Design, Integration, and Evaluation of a Dual-Arm Robotic System for High Throughput Tissue Sampling from Potato Tubers

G., Divyanth L., Sabir, Syed Usama Bin, Rathore, Divya, Khot, Lav R., Mattupalli, Chakradhar, Karkee, Manoj

arXiv.org Artificial Intelligence 

Manual tissue extraction from potato tubers for molecular pathogen detection is highly laborious. This study presents a machine-vision-guided, dual-arm coordinated inline robotic system integrating tuber grasping and tissue sampling mechanisms. Tubers are transported on a conveyor that halts when a YOLOv11-based vision system detects a tuber within the workspace of a one-prismatic-degree-of-freedom (P-DoF) robotic arm. This arm, equipped with a gripping end-effector, secures and positions the tuber for sampling.
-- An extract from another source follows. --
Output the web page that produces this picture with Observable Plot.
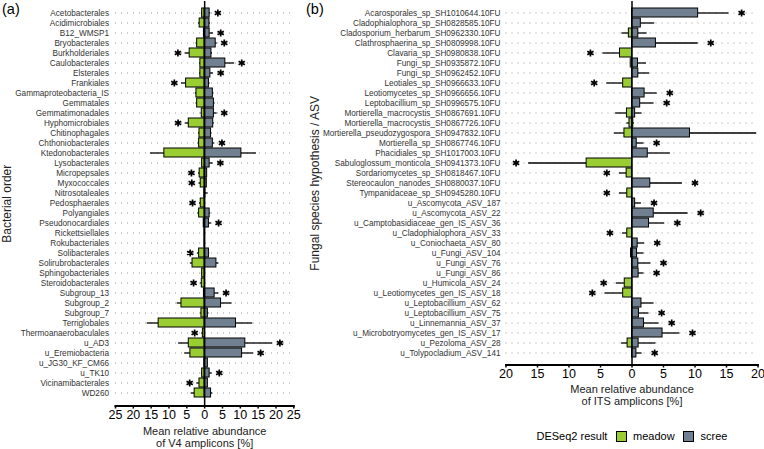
<!DOCTYPE html>
<html><head><meta charset="utf-8">
<script src="https://cdn.jsdelivr.net/npm/d3@7"></script>
<script src="https://cdn.jsdelivr.net/npm/@observablehq/plot@0.6"></script>
<style>
body{margin:0;background:#fff;}
#wrap{position:relative;width:764px;height:449px;overflow:hidden;font-family:"Liberation Sans",Arial,sans-serif;color:#000;}
.abs{position:absolute;white-space:nowrap;}
.box{position:absolute;box-sizing:border-box;border:1px solid #000;}
svg{position:absolute;top:0;}
</style></head><body><div id="wrap"></div>
<script>
// ---------- Panel (a): bacterial orders ----------
const bactOrders = ["Acetobacterales","Acidimicrobiales","B12_WMSP1","Bryobacterales","Burkholderiales","Caulobacterales","Elsterales","Frankiales","Gammaproteobacteria_IS","Gemmatales","Gemmatimonadales","Hyphomicrobiales","Chitinophagales","Chthoniobacterales","Ktedonobacterales","Lysobacterales","Micropepsales","Myxococcales","Nitrosotaleales","Pedosphaerales","Polyangiales","Pseudonocardiales","Rickettsiellales","Rokubacteriales","Solibacterales","Solirubrobacterales","Sphingobacteriales","Steroidobacterales","Subgroup_13","Subgroup_2","Subgroup_7","Terriglobales","Thermoanaerobaculales","u_AD3","u_Eremiobacteria","u_JG30_KF_CM66","u_TK10","Vicinamibacterales","WD260"];
const bactMeadow   = [-0.7,-1.4,-0.2,-2.1,-4.2,-1.2,-1.2,-5.2,-2.3,-2.1,-0.8,-4.45,-1.45,-1.55,-11.3,-0.7,-1.4,-1.1,-0.1,-1.1,-1.55,-0.25,-0.05,-0.05,-1.55,-3.4,-0.7,-0.8,-0.2,-6.5,-0.9,-12.9,-0.5,-4.45,-4.0,-0.1,-0.7,-1.45,-2.8];
const bactMeadowSD = [0.2,0.3,0.1,0.3,1.3,0.2,0.2,1.3,0.3,0.3,0.2,1.0,0.25,0.3,3.9,0.2,0.3,0.5,0.05,0.3,0.35,0.1,0,0,0.5,0.6,0.2,0.3,0.1,1.2,0.2,3.2,0.3,2.85,1.6,0,0.2,0.75,1.0];
const bactScree    = [1.4,1.35,1.4,3.1,1.9,5.8,1.6,1.2,2.3,2.6,2.6,2.4,1.8,2.3,10.3,1.4,0.7,0.6,0.2,0.1,1.4,1.2,0.05,0.05,1.2,3.3,0.1,0,2.8,4.6,0.9,8.8,0,11.4,10.5,0.9,1.4,0.9,1.8];
const bactScreeSD  = [0.3,0.25,1.1,0.4,0.3,2.6,0.9,0.3,0.3,0.3,0.9,0.3,0.2,0.55,4.2,1.0,0.1,0.1,0.8,0.1,0.3,0.7,0,0,0.2,0.7,0,0,1.2,3.1,0.3,4.7,0,7.7,3.2,0.1,0.7,0.1,0.5];
const bactSig = ["scree","","scree","scree","meadow","scree","scree","meadow","","","scree","meadow","","scree","","scree","meadow","meadow","","meadow","","scree","","","meadow","","","meadow","scree","","","","meadow","scree","scree","","scree","meadow",""];
const bactTicks = [-25,-20,-15,-10,-5,0,5,10,15,20,25];

// ---------- Panel (b): fungal species hypotheses / ASVs ----------
const fungNames = ["Acarosporales_sp_SH1010644.10FU","Cladophialophora_sp_SH0828585.10FU","Cladosporium_herbarum_SH0962330.10FU","Clathrosphaerina_sp_SH0809998.10FU","Clavaria_sp_SH0980838.10FU","Fungi_sp_SH0935872.10FU","Fungi_sp_SH0962452.10FU","Leotiales_sp_SH0966633.10FU","Leotiomycetes_sp_SH0966656.10FU","Leptobacillium_sp_SH0996575.10FU","Mortierella_macrocystis_SH0867691.10FU","Mortierella_macrocystis_SH0867726.10FU","Mortierella_pseudozygospora_SH0947832.10FU","Mortierella_sp_SH0867746.10FU","Phacidiales_sp_SH1017003.10FU","Sabuloglossum_monticola_SH0941373.10FU","Sordariomycetes_sp_SH0818467.10FU","Stereocaulon_nanodes_SH0880037.10FU","Tympanidaceae_sp_SH0945280.10FU","u_Ascomycota_ASV_187","u_Ascomycota_ASV_22","u_Camptobasidiaceae_gen_IS_ASV_36","u_Cladophialophora_ASV_33","u_Coniochaeta_ASV_80","u_Fungi_ASV_104","u_Fungi_ASV_76","u_Fungi_ASV_86","u_Humicola_ASV_24","u_Leotiomycetes_gen_IS_ASV_18","u_Leptobacillium_ASV_62","u_Leptobacillium_ASV_75","u_Linnemannia_ASV_37","u_Microbotryomycetes_gen_IS_ASV_17","u_Pezoloma_ASV_28","u_Tolypocladium_ASV_141"];
const fungMeadow   = [0,0,-0.5,0,-1.9,-0.2,0,-1.4,0,0,-0.8,-0.4,-1.2,0,0,-7.2,-0.85,0,-0.75,0,0,0,-0.75,0,-0.15,0,0,-1.15,-1.4,0,0,0,0,-0.7,0];
const fungMeadowSD = [0,0,1.1,0,2.7,0.05,0,2.6,0,0,1.8,0.4,1.6,0,0,9.2,1.15,0,1.25,0,0,0,0.75,0,0,0,0,1.35,2.9,0,0,0,0,0.95,0];
const fungScree    = [10.5,1.4,1.0,3.8,0,0.95,1.0,0,2.0,1.3,0.5,0.2,9.2,0.75,2.5,0,0,2.9,0,0.5,3.45,2.7,0,0.9,0.8,1.0,1.05,0,0,1.5,1.1,1.9,4.85,1.05,0.7];
const fungScreeSD  = [4.9,2.2,1.4,6.7,0,1.35,1.8,0,2.0,2.2,1.1,0.2,10.6,1.15,3.6,0,0,5.1,0,1.0,5.45,2.5,0,1.1,1.1,2.0,0.85,0,0,2.0,1.6,2.4,2.75,2.75,0.9];
const fungSig = ["scree","","","scree","meadow","","","meadow","scree","scree","","","","scree","","meadow","meadow","scree","meadow","scree","scree","scree","meadow","scree","","scree","scree","meadow","meadow","","scree","scree","scree","","scree"];
const fungTicks = [-20,-15,-10,-5,0,5,10,15,20];

const groups = ["meadow","scree"];
const groupColors = ["#9ACD32","#708090"];
const FONT = '"Liberation Sans", Arial, sans-serif';

function makePanel(o) {
  const bars = [], errs = [], stars = [];
  o.names.forEach((n, i) => {
    const m = o.meadow[i], md = o.meadowSD[i], s = o.scree[i], sd = o.screeSD[i];
    if (m < 0) bars.push({n, v: m, g: "meadow"});
    if (s > 0) bars.push({n, v: s, g: "scree"});
    if (md > 0) errs.push({n, a: m, b: m - md});
    if (sd > 0) errs.push({n, a: s, b: s + sd});
    if (o.sig[i] === "meadow") stars.push({n, x: m - md - 2});
    if (o.sig[i] === "scree") stars.push({n, x: s + sd + 2});
  });
  return Plot.plot({
    width: o.width, height: o.height,
    marginLeft: o.marginLeft, marginRight: o.marginRight,
    marginTop: 1, marginBottom: o.height - o.frameBottom,
    style: {fontFamily: FONT, background: "transparent", overflow: "visible"},
    x: {domain: [-o.xmax, o.xmax]},
    y: {type: "band", domain: o.names, range: o.yRange, paddingInner: 0.13, paddingOuter: 0, align: 0.5},
    color: {domain: groups, range: groupColors},
    marks: [
      Plot.gridY({stroke: "#9a9a9a", strokeOpacity: 1, strokeDasharray: "1,5", strokeWidth: 1}),
      Plot.ruleY(errs, {y: "n", x1: "a", x2: "b", stroke: "black", strokeWidth: 1.3}),
      Plot.barX(bars, {y: "n", x1: 0, x2: "v", fill: "g", stroke: "black", strokeWidth: 1}),
      Plot.ruleX([0], {stroke: "black", strokeWidth: 1.5}),
      Plot.dot(stars, {y: "n", x: "x", symbol: "asterisk", r: 3.4, stroke: "black", strokeWidth: 1.7}),
      Plot.frame({anchor: "bottom", stroke: "black", strokeWidth: 2}),
      Plot.axisX({ticks: o.ticks, tickFormat: d => Math.abs(d), tickSize: 3, tickPadding: 1.5, fontSize: 12.5, strokeWidth: 1.5, label: null, color: "black"}),
      Plot.axisY({tickSize: 0, tickPadding: o.yPad, fontSize: 8.2, label: null, color: "#333"}),
      Plot.text([o.yTitle], {frameAnchor: "left", textAnchor: "middle", dx: o.yTitleDx, rotate: -90, fontSize: 12, fill: "#222"}),
      Plot.text([o.xTitle], {frameAnchor: "bottom", lineAnchor: "top", dy: o.xTitleDy, fontSize: 11, lineHeight: 1.1, fill: "#222"})
    ]
  });
}

const wrap = document.getElementById("wrap");

const pa = makePanel({
  names: bactOrders, meadow: bactMeadow, meadowSD: bactMeadowSD, scree: bactScree, screeSD: bactScreeSD, sig: bactSig,
  xmax: 25, ticks: bactTicks, width: 300, height: 449, marginLeft: 115, marginRight: 6.7, frameBottom: 405.5,
  yRange: [1.9, 402.6], yPad: 6.5, yTitle: "Bacterial order", yTitleDx: -108,
  xTitle: "Mean relative abundance\nof V4 amplicons [%]", xTitleDy: 20
});
pa.style.left = "0px";
wrap.appendChild(pa);

const pb = makePanel({
  names: fungNames, meadow: fungMeadow, meadowSD: fungMeadowSD, scree: fungScree, screeSD: fungScreeSD, sig: fungSig,
  xmax: 20, ticks: fungTicks, width: 464, height: 420, marginLeft: 205.5, marginRight: 6.5, frameBottom: 364.5,
  yRange: [2.2, 362.0], yPad: 5.5, yTitle: "Fungal species hypothesis / ASV", yTitleDx: -190.5,
  xTitle: "Mean relative abundance\nof ITS amplicons [%]", xTitleDy: 19
});
pb.style.left = "300px";
wrap.appendChild(pb);

function addText(txt, left, cy, size) {
  const d = document.createElement("div");
  d.className = "abs";
  d.textContent = txt;
  d.style.left = left + "px";
  d.style.top = (cy - size / 2) + "px";
  d.style.fontSize = size + "px";
  d.style.lineHeight = size + "px";
  wrap.appendChild(d);
}
function addBox(left, cy, size, color) {
  const b = document.createElement("div");
  b.className = "box";
  b.style.left = left + "px";
  b.style.top = (cy - size / 2) + "px";
  b.style.width = size + "px";
  b.style.height = size + "px";
  b.style.background = color;
  wrap.appendChild(b);
}
addText("(a)", 2, 9, 14.5);
addText("(b)", 306, 9, 14.5);
addText("DESeq2 result", 536.5, 436, 11);
addBox(615.5, 436, 11, groupColors[0]);
addText(groups[0], 633, 436, 11);
addBox(683, 436, 11, groupColors[1]);
addText(groups[1], 700.5, 436, 11);
</script></body></html>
The second arm, a 3-P-DoF Cartesian manipulator with a biopsy punch-based end-effector, then performs tissue extraction guided by a YOLOv10-based vision system that identifies the sampling sites on the tuber such as eyes or stolon scars. The sampling involves four stages: insertion of the punch into the tuber, punch rotation for tissue detachment, biopsy punch retraction, and deposition of the tissue core onto a collection site. The system achieved an average positional error of 1.84 mm along the tuber surface and a depth deviation of 1.79 mm from a 7.00 mm target. The success rate for core extraction and deposition was 81.5%, with an average sampling cycle of 10.4 seconds. The total cost of the system components was under $1,900, demonstrating the system's potential as a cost-effective alternative to labor-intensive manual tissue sampling. Future work will focus on optimizing for multi-site sampling from a single tuber and validation in commercial settings.